Güneş Vakfının devam eden geleneksel sohbet toplantılarında bu hafta şiir konuşuldu. Erzurumlu şair ve yazar İsmail Bingöl; “Ay Düşleri” adlı şiir kitabını anlattı, şiirlerinden örnekler sundu.
//ŞİİR VE HAYAT
Kitabın nasıl oluştuğuna ve yıllar içerisinde şiirle olan irtibatının nasıl devam ettiğine geçmeden önce, şiirin bizim toplumumuzda ne olup ne olmadığına, nasıl algılandığına ve nasıl anlaşıldığına dair düşüncelerini açıklayan Bingöl; şunları söyledi; “Aslında, şiir çağlar boyunca insanoğlunun içinde var olan iyiye, doğruya ve güzele ulaşma isteğinin bir sonucudur. Şiirin olmadığı yerde insan sevgisi eksik kalacak, hatta insanlar korkunç bir duygusuzluğun pençesine düşecektir. Çünkü şiir yaşadığımız dünyanın güzelliklerine yeni güzellikler katmakta, hayatı bizim için daha renkli, daha güzel ve daha anlamlı kılmaktadır. Büyük acılar, büyük serüvenler, büyük zalimlerin mazlumlara ettiği zulümler de, ancak şiir sayesinde bir yankı olup yaşar, sarsar yürekleri, asırdan asra dilden dile dolaşır ve unutulmaz kılar o insanları ve kötülüklerini… Ve lanetlenirler kendilerinden sonra gelen niceleri tarafından… Ve de büyük aşklar, sevdalar içinde geçerlidir bu söylediğimiz. Şiir hatırlatır bu büyük aşkların büyük insanlarını ve yıllar sonra bile insanlar onların aşk uğruna çektiklerinden etkilenip, onlar için üzülürler.
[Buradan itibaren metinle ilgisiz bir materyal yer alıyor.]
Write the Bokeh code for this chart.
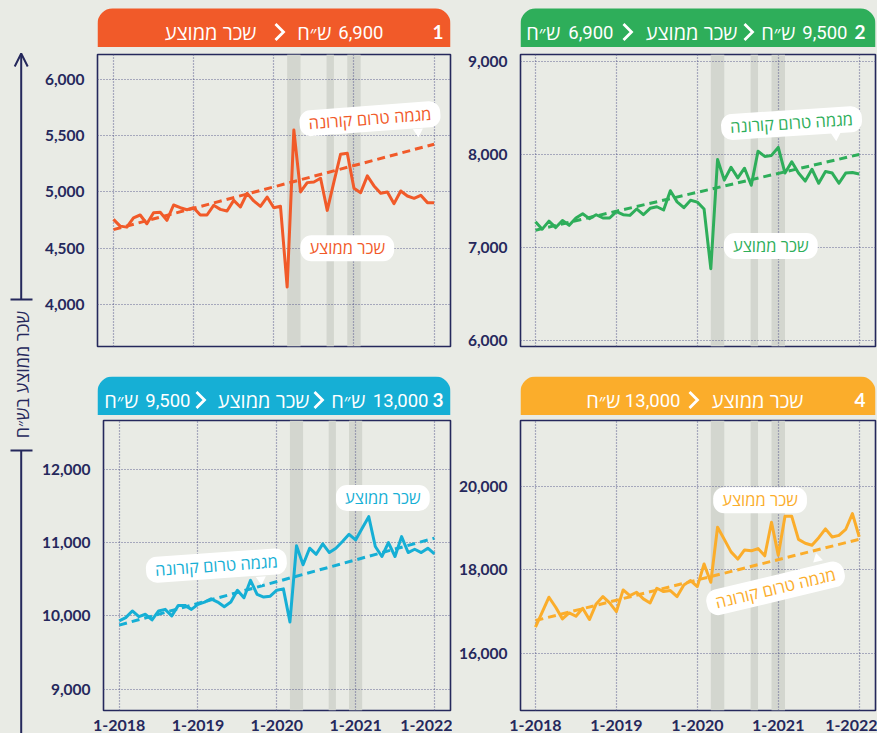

Aşk bütün görkemiyle yüzünü ancak şiirde gösterir.”
//25 YILLIK EMEK
25 yılı aşkın bir süredir yazdığı şiirlerden seçtikleriyle meydana getirdiği “Ay Düşleri” adlı şiir kitabının bir araya geliş ve yayınlanış serüveninden söz eden şair ve yazar İsmail Bingöl; kendisini etkileyen temaların başında hüzün, yalnızlık, aşk, şehir geldiğini belirtti.
Her şairin yaşadığı ve ömrünü geçirdiği şehre bîgâne kalamayacağını ve mutlaka onunla ilgili mısraların şiir dünyasının bir bölümünü oluşturacağını ifade eden Bingöl; bu durumun kendisinde de meydana geldiğini ve onun için de, kitabın sonunda “Yaşadığım Şehir İçin” başlığıyla Erzurum’a yazdığı şiirlerin bir arada bulunduğunu söyledi.
Konuşmasının sonunda şiirin sadece ana dille yazıldığına, dilin yaşaması için şiirimizin de yaşaması ve yaşatılması gerektiğine vurgu yapan İsmail Bingöl; okuduğu şiirlerle duygusal bir ortamın oluşmasına sebep oldu.